Like the Pharisees who saw Jesus dining with sinners and showing kindness to "wicked" women, and like the disciples who pushed back crowds and guarded Jesus from children, it is easy for those of us who hold God in high regard to be disturbed at the implication that he be made unclean or that he should associate with anything less than riches and honor and favor. We know in our humanity that sin and God are eternally in opposition to one another; to pursue the appetites and desires we have for one is to spit in the face of the other.
From the first moments of the unfolding of the fall, Adam and Eve felt ashamed. Their shame was in knowing -- not in having some sort of intellectual knowledge gained from academics or valuable experiences -- but in knowing, with a deep intimacy, the dividing factors between good and evil. They hid themselves with whatever they could retrieve from the world around them, dreading what they now knew was not merely nakedness, but vulnerability.
As soon as sin had taken root in our human nature, so did the anxious "knowing" that we are not good enough for God, that being searched by him or known by him or found by him might mean our ultimate end. Their anxieties in these moments were not too far off the mark -- we are told that no one can see the face of God and live (Exodus 33:20) and that "it is a fearful thing to fall into the hands of the living God." (Hebrews 10:31)
We sense this distinctness between our nature and God's innately, and it gives us a certain a hesitancy toward the sacred. We don't want to make God dirty. We don't want to profane him. We don't want to offend him (though we often do). Imagine Peter's horror, then, as Jesus, taking a towel, wrapped it around his waist and proceeded to lower himself to wash Peter's feet.

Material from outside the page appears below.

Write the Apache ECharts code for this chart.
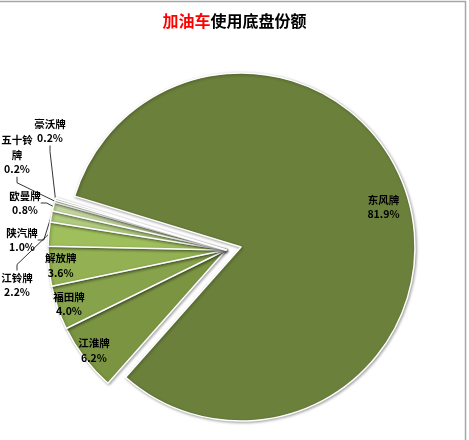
<!DOCTYPE html>
<html>
<head>
<meta charset="utf-8">
<script src="https://cdn.jsdelivr.net/npm/echarts@6/dist/echarts.min.js"></script>
<style>
html, body { margin: 0; padding: 0; background: #fff; }
#main { width: 469px; height: 440px; }
</style>
</head>
<body>
<div id="main"></div>
<script>
// 加油车 chassis share, percent
const brands = ['东风牌', '江淮牌', '福田牌', '解放牌', '江铃牌', '陕汽牌', '欧曼牌', '五十铃牌', '豪沃牌']
const shares = [81.9, 6.2, 4.0, 3.6, 2.2, 1.0, 0.8, 0.2, 0.2]
const colors = ['#6b803b', '#7a9442', '#86a24a', '#93b153', '#9fbf5c', '#b0ca7e', '#c3d6a0', '#d2e1b8', '#e0eacf']

// which slice is drawn big (exploded) and which labels sit inside
const bigOne = '东风牌'
const insideLabels = ['东风牌', '江淮牌', '福田牌', '解放牌']

// layout
const START = 163
const BIG_CENTER = [241, 247]
const BIG_R = 174
const SMALL_CENTER = [226, 250]
const SMALL_R = 178
// anchor of the outside labels (text block centre)
const outsideLabelPos = {
  '豪沃牌': [50, 131],
  '五十铃牌': [17, 155],
  '欧曼牌': [25, 203],
  '陕汽牌': [22, 240],
  '江铃牌': [17, 285]
}

function fmt(p) {
  let n = p.name
  if (n.length > 3) n = n.slice(0, 3) + '\n' + n.slice(3)
  return n + '\n' + Number(p.value).toFixed(1) + '%'
}

const labelFont = {
  fontFamily: 'Noto Sans CJK SC',
  fontSize: 10.5,
  fontWeight: 'bold',
  color: '#000',
  lineHeight: 14.5,
  overflow: 'none'
}

const none = 'rgba(0,0,0,0)'
const slice = {
  borderColor: '#fff',
  borderWidth: 1.5,
  shadowBlur: 3,
  shadowColor: 'rgba(0,0,0,0.35)',
  shadowOffsetX: 1,
  shadowOffsetY: 1
}

function makeData(visible, withLabel) {
  return brands.map((b, i) => ({
    name: b,
    value: shares[i],
    itemStyle: visible(b) ? { color: colors[i] } : { color: none, borderWidth: 0, shadowBlur: 0, shadowColor: none },
    label: { show: withLabel(b) },
    labelLine: { show: withLabel(b) }
  }))
}

const base = {
  type: 'pie',
  startAngle: START,
  clockwise: true,
  animation: false,
  emphasis: { disabled: true },
  tooltip: { show: false }
}

const chart = echarts.init(document.getElementById('main'))
chart.setOption({
  animation: false,
  title: {
    text: '{r|加油车}{k|使用底盘份额}',
    left: 'center',
    top: 8,
    textStyle: {
      rich: {
        r: { color: '#ff0000', fontSize: 16, fontWeight: 'bold', fontFamily: 'Noto Sans CJK SC' },
        k: { color: '#000', fontSize: 16, fontWeight: 'bold', fontFamily: 'Noto Sans CJK SC' }
      }
    }
  },
  graphic: [
    { type: 'line', shape: { x1: 0, y1: 1.5, x2: 466, y2: 1.5 }, style: { stroke: '#a6a6a6', lineWidth: 1.5 } },
    { type: 'line', shape: { x1: 465.5, y1: 1, x2: 465.5, y2: 440 }, style: { stroke: '#a6a6a6', lineWidth: 1.5 } }
  ],
  series: [
    // the big slice
    Object.assign({}, base, {
      center: BIG_CENTER,
      radius: BIG_R,
      itemStyle: slice,
      label: { show: false },
      data: makeData(b => b === bigOne, () => false)
    }),
    // the small slices, with outside labels
    Object.assign({}, base, {
      center: SMALL_CENTER,
      radius: SMALL_R,
      itemStyle: slice,
      label: Object.assign({ position: 'outside', formatter: fmt, align: 'center' }, labelFont),
      labelLine: { length: 6, length2: 6, lineStyle: { color: '#000', width: 0.8 } },
      labelLayout: function (p) {
        const pos = outsideLabelPos[brands[p.dataIndex]]
        if (!pos) return {}
        return { x: pos[0], y: pos[1], align: 'center', verticalAlign: 'middle' }
      },
      data: makeData(b => b !== bigOne, b => insideLabels.indexOf(b) < 0 && b !== bigOne)
    }),
    // inside labels of the small slices
    Object.assign({}, base, {
      center: SMALL_CENTER,
      radius: [148, SMALL_R],
      silent: true,
      itemStyle: { color: none, borderWidth: 0 },
      label: Object.assign({ position: 'inside', formatter: fmt }, labelFont),
      labelLine: { show: false },
      data: makeData(() => false, b => insideLabels.indexOf(b) >= 0 && b !== bigOne)
    }),
    // inside label of the big slice
    Object.assign({}, base, {
      center: BIG_CENTER,
      radius: [116, BIG_R],
      silent: true,
      itemStyle: { color: none, borderWidth: 0 },
      label: Object.assign({ position: 'inside', formatter: fmt }, labelFont),
      labelLine: { show: false },
      data: makeData(() => false, b => b === bigOne)
    })
  ]
})
</script>
</body>
</html>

But Jesus is unrestrained by our anxieties. He sees our needs and nothing in him is hindered by sin. The hesitancy we have toward God is not one he has toward us. We see a holy God and withhold ourselves, just as Peter did when he first took Jesus out in his boat. "Depart from me; I am a sinful man." But Jesus sees a hurting and fallen people, and withholds nothing of himself.
Jesus knows that if he withholds himself, it will only be to our peril. "Unless I wash you, you can have no part in me." Jesus has no fear of our feet that have trudged through the dirt and the mud of this dying world. Jesus gets down in the dirt himself, and with weary hands and dirty fingernails and sweat caked to his brow, he performs the work of a servant. The arms which will bear the weight of the world's sin first bear the sorrow and soreness we bear from holding ourselves up for so long.
Knowing who would betray him, who would deny him, and who would follow him to the death, Jesus does not partake in any sort of preferentialism. He tends to the tiredness and the wounds of the sinner and the saint.
Jesus gazes into the human condition, seeing our shame and our sense of unworthiness, searching the darkened corners of our hearts where we hide ourselves with whatever we've found in the world around us, and lovingly pleads with us: "Do you realize what I have done for you?"